DIRECTION: Give the data below again exactly as written, without its pictures.

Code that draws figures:
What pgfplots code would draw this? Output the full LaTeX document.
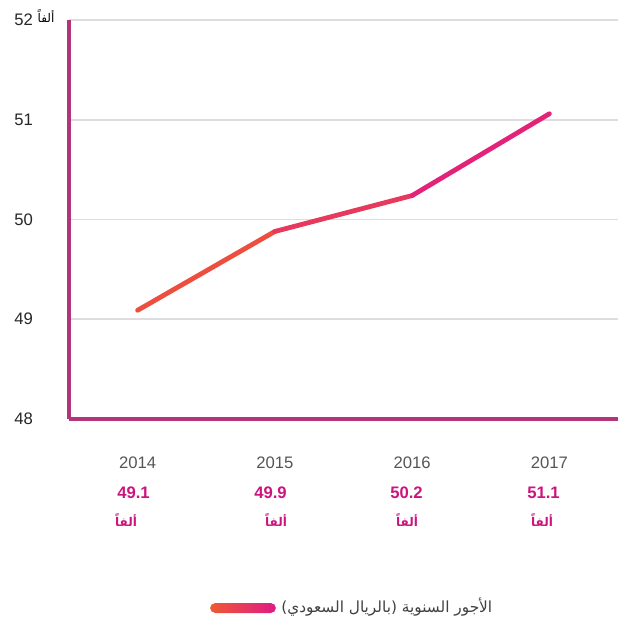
\documentclass[border=0pt]{standalone}
\usepackage{pgfplots}
\pgfplotsset{compat=1.18}
\usepackage{fontspec}
\setmainfont{Liberation Sans}
\newfontfamily\arabicfont[Script=Arabic]{DejaVu Sans}
\TeXXeTstate=1
\definecolor{axispurple}{RGB}{178,52,122}
\definecolor{valmag}{RGB}{204,20,128}
\definecolor{lineorange}{RGB}{238,90,50}
\definecolor{linemag}{RGB}{224,25,135}
\definecolor{yeargray}{RGB}{85,85,85}
\definecolor{gridgray}{RGB}{221,221,221}
\newcommand{\alfan}{{\arabicfont\beginR ألفاً\endR}}
\begin{document}
\begin{tikzpicture}
\begin{scope}[x=0.75pt, y=-0.75pt]
\useasboundingbox (0,0) rectangle (624,630);
\end{scope}
\begin{axis}[
    at={(51.75pt,-314.25pt)}, anchor=south west,
    scale only axis,
    width=411.75pt, height=299.25pt,
    xmin=2013.5, xmax=2017.5,
    ymin=48, ymax=52,
    axis x line=bottom, axis y line=left,
    axis line style={-, axispurple, line width=2.8pt},
    xtick={2014,2015,2016,2017},
    xticklabels={2014,2015,2016,2017},
    ytick={48,49,50,51,52},
    major tick length=0pt,
    /pgf/number format/assume math mode=true,
    ymajorgrids, grid style={gridgray, line width=1.3pt},
    xticklabel style={anchor=center, yshift=-33pt, text=yeargray, font=\fontsize{12.5}{15}\selectfont},
    yticklabel style={anchor=center, xshift=-34pt, text=black!85, font=\fontsize{12.5}{15}\selectfont},
    clip=false,
    colormap={og}{rgb255=(238,90,50) rgb255=(224,25,135)},
]
\addplot[mesh, point meta=x, line width=3.6pt, line cap=round] coordinates {
    (2014,49.09) (2015,49.88) (2016,50.24) (2017,51.06)
};
\end{axis}
\begin{scope}[x=0.75pt, y=-0.75pt]
% unit label next to the top tick
\node[anchor=center, font=\fontsize{9}{11}\selectfont] at (46,16) {\alfan};
% value labels under the years
\foreach \xx/\vv/\aa in {117/49.1/126, 254/49.9/276, 390/50.2/407, 527/51.1/542} {
    \node[anchor=west, inner sep=0, text=valmag, font=\bfseries\fontsize{12.5}{15}\selectfont] at (\xx,493) {\vv};
    \node[anchor=center, inner sep=0, text=valmag, font=\bfseries\fontsize{9}{11}\selectfont] at (\aa,520) {\alfan};
}
% legend
\shade[left color=lineorange, right color=linemag, rounded corners=4pt] (210,603) rectangle (276,613);
\node[anchor=west, inner sep=0, text=black!75, font=\fontsize{11.5}{14}\selectfont] at (281,607) {{\arabicfont\beginR الأجور السنوية (بالريال السعودي)\endR}};
\end{scope}
\end{tikzpicture}
\end{document}
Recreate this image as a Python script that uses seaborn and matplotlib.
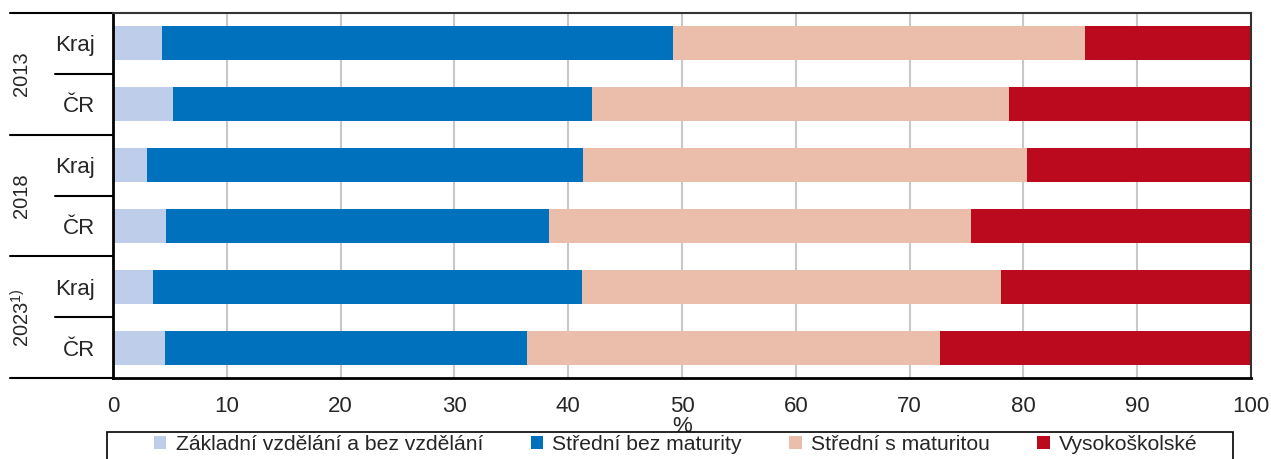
import numpy as np
import pandas as pd
import matplotlib.pyplot as plt
import seaborn as sns
from matplotlib.patches import Patch, Rectangle

# data (shares in %)
years = ['2013', '2018', '2023$^{1)}$']
areas = ['Kraj', 'ČR', 'Kraj', 'ČR', 'Kraj', 'ČR']
zakladni = [4.3, 5.3, 3.0, 4.7, 3.5, 4.6]
stredni_bez = [44.9, 36.8, 38.3, 33.6, 37.7, 31.8]
stredni_s = [36.2, 36.6, 39.0, 37.1, 36.8, 36.3]
vysoko = [14.6, 21.3, 19.7, 24.6, 22.0, 27.3]
categories = ['Základní vzdělání a bez vzdělání', 'Střední bez maturity',
              'Střední s maturitou', 'Vysokoškolské']
colors = ['#bdcdea', '#0071bc', '#ebbdab', '#bb0a1e']
x_ticks = [0, 10, 20, 30, 40, 50, 60, 70, 80, 90, 100]

sns.set_style('white')
plt.rcParams['font.family'] = ['Liberation Sans', 'DejaVu Sans']
plt.rcParams['mathtext.fontset'] = 'custom'
plt.rcParams['mathtext.rm'] = 'Liberation Sans'
FS = 16

rows = [f'r{i}' for i in range(len(areas))]
df = pd.DataFrame({'row': rows, 'z': zakladni, 'sb': stredni_bez,
                   'ss': stredni_s, 'v': vysoko})
cols = ['z', 'sb', 'ss', 'v']
cum = df[cols].cumsum(axis=1)

W, H = 1271, 459
fig = plt.figure(figsize=(W / 100, H / 100), dpi=100)
ax = fig.add_axes([113 / W, 81 / H, 1138 / W, 365 / H])

# stacked bars: draw cumulative totals from the widest down
for col, color in reversed(list(zip(cols, colors))):
    sns.barplot(x=cum[col], y=df['row'], orient='h', color=color,
                width=0.56, linewidth=0, saturation=1, ax=ax)

ax.set_xlim(0, 100)
ax.set_ylim(5.5, -0.5)
ax.set_xticks(x_ticks)
ax.set_xticklabels([str(t) for t in x_ticks], fontsize=FS)
ax.set_yticks(range(len(areas)))
ax.set_yticklabels(areas, fontsize=FS)
ax.tick_params(axis='y', length=0, pad=13)
ax.tick_params(axis='x', length=5, width=1.5, color='black', pad=8)
ax.set_xlabel('%', fontsize=FS, labelpad=-1)
ax.set_ylabel('')
ax.xaxis.grid(True, color='#c8c8c8', linewidth=1.5)
ax.set_axisbelow(True)

for side in ['left', 'bottom']:
    ax.spines[side].set_color('black')
    ax.spines[side].set_linewidth(2)
for side in ['top', 'right']:
    ax.spines[side].set_color('#333333')
    ax.spines[side].set_linewidth(1.5)

# group separators and year labels on the left
trans = ax.get_yaxis_transform()
for y in [-0.5, 1.5, 3.5, 5.5]:
    ax.plot([-0.0905, 0], [y, y], color='black', lw=1.5, transform=trans, clip_on=False)
for y in [0.5, 2.5, 4.5]:
    ax.plot([-0.051, 0], [y, y], color='black', lw=1.5, transform=trans, clip_on=False)
for i, year in enumerate(years):
    ax.text(-0.080, 2 * i + 0.5, year, rotation=90, ha='center', va='center',
            fontsize=14.5, transform=trans)

# legend: frame drawn separately, entries spread inside it
fig.patches.append(Rectangle((107 / W, -0.05), (1233 - 107) / W, 0.05 + 27 / H,
                             transform=fig.transFigure, facecolor='white',
                             edgecolor='black', linewidth=1.2))
handles = [Patch(facecolor=c, edgecolor='none') for c in colors]
fig.legend(handles, categories, loc='upper left', ncol=4,
           bbox_to_anchor=(150 / W, 0.0, (1202 - 150) / W, 28 / H),
           mode='expand', fontsize=15.2, frameon=False, handlelength=0.58,
           handleheight=0.58, handletextpad=0.45, borderpad=0.2,
           borderaxespad=0)

fig.savefig('out.png', dpi=100)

WRITTEN REPLY:
What pgfplots code would draw this? Output the full LaTeX document.
\documentclass[border=0pt]{standalone}
\usepackage{pgfplots}
\pgfplotsset{compat=1.18}
\usepackage{fontspec}
\setmainfont{Liberation Sans}
\newfontfamily\arabicfont[Script=Arabic]{DejaVu Sans}
\TeXXeTstate=1
\definecolor{axispurple}{RGB}{178,52,122}
\definecolor{valmag}{RGB}{204,20,128}
\definecolor{lineorange}{RGB}{238,90,50}
\definecolor{linemag}{RGB}{224,25,135}
\definecolor{yeargray}{RGB}{85,85,85}
\definecolor{gridgray}{RGB}{221,221,221}
\newcommand{\alfan}{{\arabicfont\beginR ألفاً\endR}}
\begin{document}
\begin{tikzpicture}
\begin{scope}[x=0.75pt, y=-0.75pt]
\useasboundingbox (0,0) rectangle (624,630);
\end{scope}
\begin{axis}[
    at={(51.75pt,-314.25pt)}, anchor=south west,
    scale only axis,
    width=411.75pt, height=299.25pt,
    xmin=2013.5, xmax=2017.5,
    ymin=48, ymax=52,
    axis x line=bottom, axis y line=left,
    axis line style={-, axispurple, line width=2.8pt},
    xtick={2014,2015,2016,2017},
    xticklabels={2014,2015,2016,2017},
    ytick={48,49,50,51,52},
    major tick length=0pt,
    /pgf/number format/assume math mode=true,
    ymajorgrids, grid style={gridgray, line width=1.3pt},
    xticklabel style={anchor=center, yshift=-33pt, text=yeargray, font=\fontsize{12.5}{15}\selectfont},
    yticklabel style={anchor=center, xshift=-34pt, text=black!85, font=\fontsize{12.5}{15}\selectfont},
    clip=false,
    colormap={og}{rgb255=(238,90,50) rgb255=(224,25,135)},
]
\addplot[mesh, point meta=x, line width=3.6pt, line cap=round] coordinates {
    (2014,49.09) (2015,49.88) (2016,50.24) (2017,51.06)
};
\end{axis}
\begin{scope}[x=0.75pt, y=-0.75pt]
% unit label next to the top tick
\node[anchor=center, font=\fontsize{9}{11}\selectfont] at (46,16) {\alfan};
% value labels under the years
\foreach \xx/\vv/\aa in {117/49.1/126, 254/49.9/276, 390/50.2/407, 527/51.1/542} {
    \node[anchor=west, inner sep=0, text=valmag, font=\bfseries\fontsize{12.5}{15}\selectfont] at (\xx,493) {\vv};
    \node[anchor=center, inner sep=0, text=valmag, font=\bfseries\fontsize{9}{11}\selectfont] at (\aa,520) {\alfan};
}
% legend
\shade[left color=lineorange, right color=linemag, rounded corners=4pt] (210,603) rectangle (276,613);
\node[anchor=west, inner sep=0, text=black!75, font=\fontsize{11.5}{14}\selectfont] at (281,607) {{\arabicfont\beginR الأجور السنوية (بالريال السعودي)\endR}};
\end{scope}
\end{tikzpicture}
\end{document}
Recreate this image as a Python script that uses seaborn and matplotlib.
import numpy as np
import pandas as pd
import matplotlib.pyplot as plt
import seaborn as sns
from matplotlib.patches import Patch, Rectangle

# data (shares in %)
years = ['2013', '2018', '2023$^{1)}$']
areas = ['Kraj', 'ČR', 'Kraj', 'ČR', 'Kraj', 'ČR']
zakladni = [4.3, 5.3, 3.0, 4.7, 3.5, 4.6]
stredni_bez = [44.9, 36.8, 38.3, 33.6, 37.7, 31.8]
stredni_s = [36.2, 36.6, 39.0, 37.1, 36.8, 36.3]
vysoko = [14.6, 21.3, 19.7, 24.6, 22.0, 27.3]
categories = ['Základní vzdělání a bez vzdělání', 'Střední bez maturity',
              'Střední s maturitou', 'Vysokoškolské']
colors = ['#bdcdea', '#0071bc', '#ebbdab', '#bb0a1e']
x_ticks = [0, 10, 20, 30, 40, 50, 60, 70, 80, 90, 100]

sns.set_style('white')
plt.rcParams['font.family'] = ['Liberation Sans', 'DejaVu Sans']
plt.rcParams['mathtext.fontset'] = 'custom'
plt.rcParams['mathtext.rm'] = 'Liberation Sans'
FS = 16

rows = [f'r{i}' for i in range(len(areas))]
df = pd.DataFrame({'row': rows, 'z': zakladni, 'sb': stredni_bez,
                   'ss': stredni_s, 'v': vysoko})
cols = ['z', 'sb', 'ss', 'v']
cum = df[cols].cumsum(axis=1)

W, H = 1271, 459
fig = plt.figure(figsize=(W / 100, H / 100), dpi=100)
ax = fig.add_axes([113 / W, 81 / H, 1138 / W, 365 / H])

# stacked bars: draw cumulative totals from the widest down
for col, color in reversed(list(zip(cols, colors))):
    sns.barplot(x=cum[col], y=df['row'], orient='h', color=color,
                width=0.56, linewidth=0, saturation=1, ax=ax)

ax.set_xlim(0, 100)
ax.set_ylim(5.5, -0.5)
ax.set_xticks(x_ticks)
ax.set_xticklabels([str(t) for t in x_ticks], fontsize=FS)
ax.set_yticks(range(len(areas)))
ax.set_yticklabels(areas, fontsize=FS)
ax.tick_params(axis='y', length=0, pad=13)
ax.tick_params(axis='x', length=5, width=1.5, color='black', pad=8)
ax.set_xlabel('%', fontsize=FS, labelpad=-1)
ax.set_ylabel('')
ax.xaxis.grid(True, color='#c8c8c8', linewidth=1.5)
ax.set_axisbelow(True)

for side in ['left', 'bottom']:
    ax.spines[side].set_color('black')
    ax.spines[side].set_linewidth(2)
for side in ['top', 'right']:
    ax.spines[side].set_color('#333333')
    ax.spines[side].set_linewidth(1.5)

# group separators and year labels on the left
trans = ax.get_yaxis_transform()
for y in [-0.5, 1.5, 3.5, 5.5]:
    ax.plot([-0.0905, 0], [y, y], color='black', lw=1.5, transform=trans, clip_on=False)
for y in [0.5, 2.5, 4.5]:
    ax.plot([-0.051, 0], [y, y], color='black', lw=1.5, transform=trans, clip_on=False)
for i, year in enumerate(years):
    ax.text(-0.080, 2 * i + 0.5, year, rotation=90, ha='center', va='center',
            fontsize=14.5, transform=trans)

# legend: frame drawn separately, entries spread inside it
fig.patches.append(Rectangle((107 / W, -0.05), (1233 - 107) / W, 0.05 + 27 / H,
                             transform=fig.transFigure, facecolor='white',
                             edgecolor='black', linewidth=1.2))
handles = [Patch(facecolor=c, edgecolor='none') for c in colors]
fig.legend(handles, categories, loc='upper left', ncol=4,
           bbox_to_anchor=(150 / W, 0.0, (1202 - 150) / W, 28 / H),
           mode='expand', fontsize=15.2, frameon=False, handlelength=0.58,
           handleheight=0.58, handletextpad=0.45, borderpad=0.2,
           borderaxespad=0)

fig.savefig('out.png', dpi=100)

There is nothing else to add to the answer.